Paysandú, Sábado 23 de Enero de 2010
Locales | 17 Ene (Por Enrique Julio Sánchez, desde Estados Unidos).
Cuando me levanté encendí la luz y la luz se hizo. Abrí la llave de agua y un fuerte chorro de agua potable salió por la canilla. Aunque afuera la temperatura no superaba los 7 grados centígrados, en el interior un confortable calorcito hacía innecesario cualquier abrigo. Encendí la cafetera y me fui a dar un ducha. Como todos los días. Todo tan normal como siempre. Y aunque al otro lado del mundo, sé muy bien que mis afectos en Uruguay también disfrutan de las comodidades básicas que permite la vida moderna. Excepto, claro, la calefacción, totalmente innecesaria en el tórrido enero del Hemisferio Sur.

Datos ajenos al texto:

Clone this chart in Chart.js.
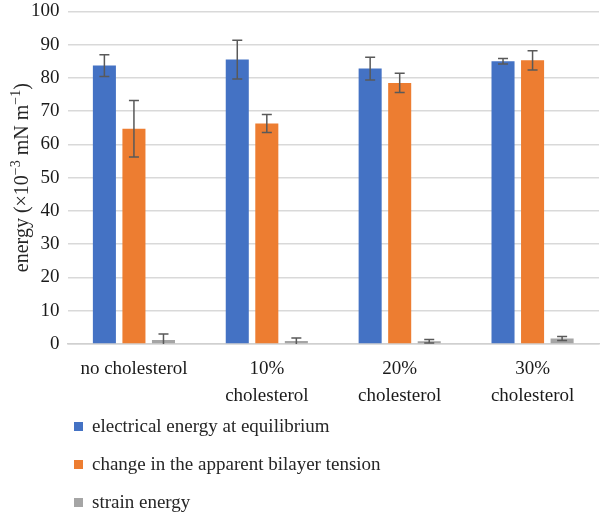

Tras la ducha puse un par de rodajas de pan en la tostadora y esperé el clásico sonido que se produce cuando son expulsadas, listas para agregarles una generosa porción de manteca o de crema. Abrí la botella con jugo de naranja y serví un vaso. Prendí la televisión y me dispuse a desayunar antes de iniciar mi segundo trabajo.
Fue entonces, solo entonces, cuando me di cuenta los privilegios de que gozo. Las desgarradoras imágenes provenientes de Haití, el último simulacro del infierno en la Tierra, mostraron una ínfima parte del horror que vive el país más pobre de América Latina tras el terremoto que asoló esa parte de la isla, reduciendo a escombros buena parte de Puerto Príncipe, la capital del empobrecido país. Y sin embargo, su población de 9 millones hace muchísimo tiempo que vive un terremoto económico y social. Como siempre sucede, la desigualdad es la madre de todos los dolores y problemas.
Haití es uno de los países con peor distribución del ingreso en todo el mundo. El 10% más pobre solo recibe el 0,7%, mientras que el 10% más rico se lleva el 47,7%. Casi la mitad de la población mayor de 15 años es analfabeta. Casi el 75% de las casas (de madera y lata) no tiene saneamiento; menos del 40% de la población tiene acceso al agua potable; no hay servicio de recolección de basura y el 80% de la población está de-sempleada. El salario promedio no supera los 50 dólares mensuales, es decir unos 1.000 pesos uruguayos.
El 80% de la población sobrevive por debajo de la línea de pobreza, con menos de un dólar al día; la tasa de mortalidad infantil es del 59,7 por mil nacidos vivos, la más alta de América y solo superada por países africanos y algunos asiáticos; apenas el 24% de los partos son atendidos por personal médico calificado; la expectativa de vida cayó de 52,6 años (2002) a 49,1 años (2005), la más baja de América Latina y solo superior a algunos países de África, Bangladesh, Laos y Afganistán. Con aproximadamente 120.000 infectados de VIH (el 2,2% de la población), es uno de los países con más problemas por el SIDA. Y aun así, nada fue comparable al horror de esos segundos en que la Tierra tornose en enemiga, en esos instantes en que entre espasmos se llevó unas 50.000 vidas y destrozó las de millones de personas. El terremoto en Haití, en alguna medida, nos vuelve a la realidad, la triste realidad de lo efímero; del instante en que nos toca pasar por esta Tierra.
Mientras el mundo se vuelca a ayudar generosamente a los millones de damnificados que ni siquiera agua potable tienen, la lección de la naturaleza sigue siendo la misma. Por buenos que pensemos que somos, estamos aquí lo que dura un suspiro. Por eso mismo, que ese instante valga la pena para nosotros pero especialmente para los demás.